_WORK REQUIRED_: Retype the opening lines of the data exactly, stopping after the line that contains "ax = fig.add_axes([148". Skip every picture.

━━ INFORMATION SHOWN

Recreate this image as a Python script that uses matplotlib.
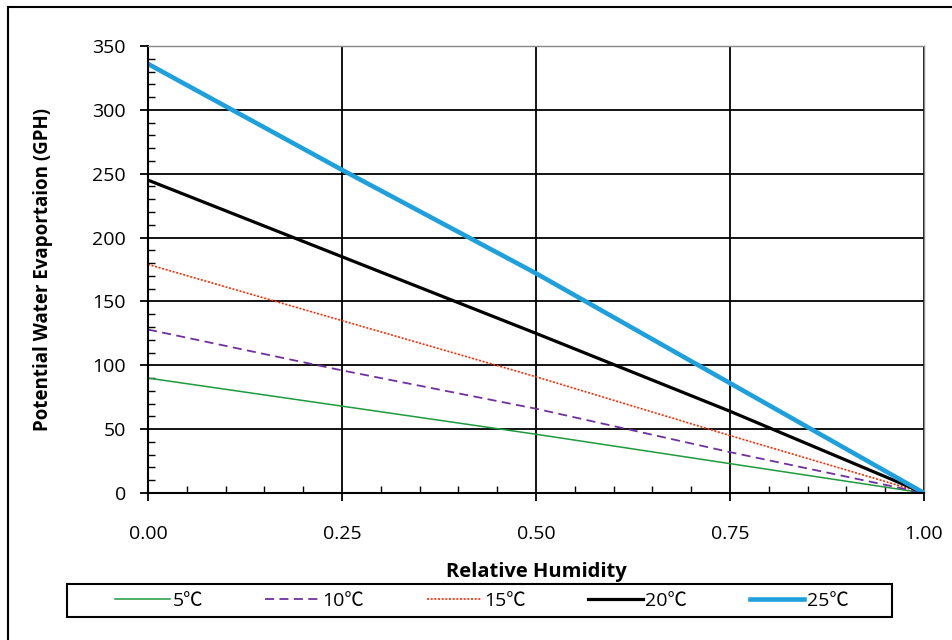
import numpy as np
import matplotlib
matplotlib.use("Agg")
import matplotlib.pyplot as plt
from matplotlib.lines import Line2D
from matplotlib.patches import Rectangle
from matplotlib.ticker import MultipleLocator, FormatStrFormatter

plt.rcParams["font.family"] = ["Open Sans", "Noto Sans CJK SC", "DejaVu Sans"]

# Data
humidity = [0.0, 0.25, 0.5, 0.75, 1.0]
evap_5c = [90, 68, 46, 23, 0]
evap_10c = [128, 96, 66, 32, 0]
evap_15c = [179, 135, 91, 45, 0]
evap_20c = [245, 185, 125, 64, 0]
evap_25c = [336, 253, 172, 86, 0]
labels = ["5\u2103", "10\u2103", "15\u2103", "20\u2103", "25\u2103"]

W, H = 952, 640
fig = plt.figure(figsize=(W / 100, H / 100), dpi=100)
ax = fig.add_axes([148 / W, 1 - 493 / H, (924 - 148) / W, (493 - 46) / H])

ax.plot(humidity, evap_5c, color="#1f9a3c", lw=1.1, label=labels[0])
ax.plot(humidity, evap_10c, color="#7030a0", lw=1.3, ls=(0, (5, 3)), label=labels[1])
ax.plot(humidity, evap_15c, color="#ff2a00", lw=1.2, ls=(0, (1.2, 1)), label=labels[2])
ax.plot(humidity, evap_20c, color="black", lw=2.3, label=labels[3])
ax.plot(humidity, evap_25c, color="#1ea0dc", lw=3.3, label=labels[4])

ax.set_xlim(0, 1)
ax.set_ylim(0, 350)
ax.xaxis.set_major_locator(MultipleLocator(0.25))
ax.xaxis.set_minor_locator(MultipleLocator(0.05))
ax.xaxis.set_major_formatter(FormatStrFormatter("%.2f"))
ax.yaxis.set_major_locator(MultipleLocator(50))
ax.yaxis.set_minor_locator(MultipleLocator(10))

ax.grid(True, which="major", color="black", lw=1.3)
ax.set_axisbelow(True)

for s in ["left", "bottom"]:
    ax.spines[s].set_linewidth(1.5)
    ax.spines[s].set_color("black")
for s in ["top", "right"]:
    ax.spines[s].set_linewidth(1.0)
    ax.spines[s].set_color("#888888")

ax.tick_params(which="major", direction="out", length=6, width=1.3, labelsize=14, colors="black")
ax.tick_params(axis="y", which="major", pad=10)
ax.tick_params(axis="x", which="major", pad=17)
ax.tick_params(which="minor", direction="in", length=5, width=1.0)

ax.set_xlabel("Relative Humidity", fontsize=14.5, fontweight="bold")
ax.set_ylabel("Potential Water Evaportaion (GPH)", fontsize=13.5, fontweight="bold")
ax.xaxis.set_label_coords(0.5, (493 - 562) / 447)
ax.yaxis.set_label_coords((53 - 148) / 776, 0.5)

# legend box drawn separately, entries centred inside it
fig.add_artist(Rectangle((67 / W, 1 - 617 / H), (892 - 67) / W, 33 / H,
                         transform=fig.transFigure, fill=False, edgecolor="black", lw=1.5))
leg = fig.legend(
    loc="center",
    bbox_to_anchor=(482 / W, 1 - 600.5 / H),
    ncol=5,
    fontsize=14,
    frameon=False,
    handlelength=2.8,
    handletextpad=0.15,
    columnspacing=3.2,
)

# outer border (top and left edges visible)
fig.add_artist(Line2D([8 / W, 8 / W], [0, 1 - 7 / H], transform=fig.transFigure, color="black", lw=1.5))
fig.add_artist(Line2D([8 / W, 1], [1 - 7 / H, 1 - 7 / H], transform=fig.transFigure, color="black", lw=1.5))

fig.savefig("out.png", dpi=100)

━━━━

_RESPONSE TO THIS EXERCISE_:
Recreate this image as a Python script that uses matplotlib.
import numpy as np
import matplotlib
matplotlib.use("Agg")
import matplotlib.pyplot as plt
from matplotlib.lines import Line2D
from matplotlib.patches import Rectangle
from matplotlib.ticker import MultipleLocator, FormatStrFormatter

plt.rcParams["font.family"] = ["Open Sans", "Noto Sans CJK SC", "DejaVu Sans"]

# Data
humidity = [0.0, 0.25, 0.5, 0.75, 1.0]
evap_5c = [90, 68, 46, 23, 0]
evap_10c = [128, 96, 66, 32, 0]
evap_15c = [179, 135, 91, 45, 0]
evap_20c = [245, 185, 125, 64, 0]
evap_25c = [336, 253, 172, 86, 0]
labels = ["5\u2103", "10\u2103", "15\u2103", "20\u2103", "25\u2103"]

W, H = 952, 640
fig = plt.figure(figsize=(W / 100, H / 100), dpi=100)
ax = fig.add_axes([148 / W, 1 - 493 / H, (924 - 148) / W, (493 - 46) / H])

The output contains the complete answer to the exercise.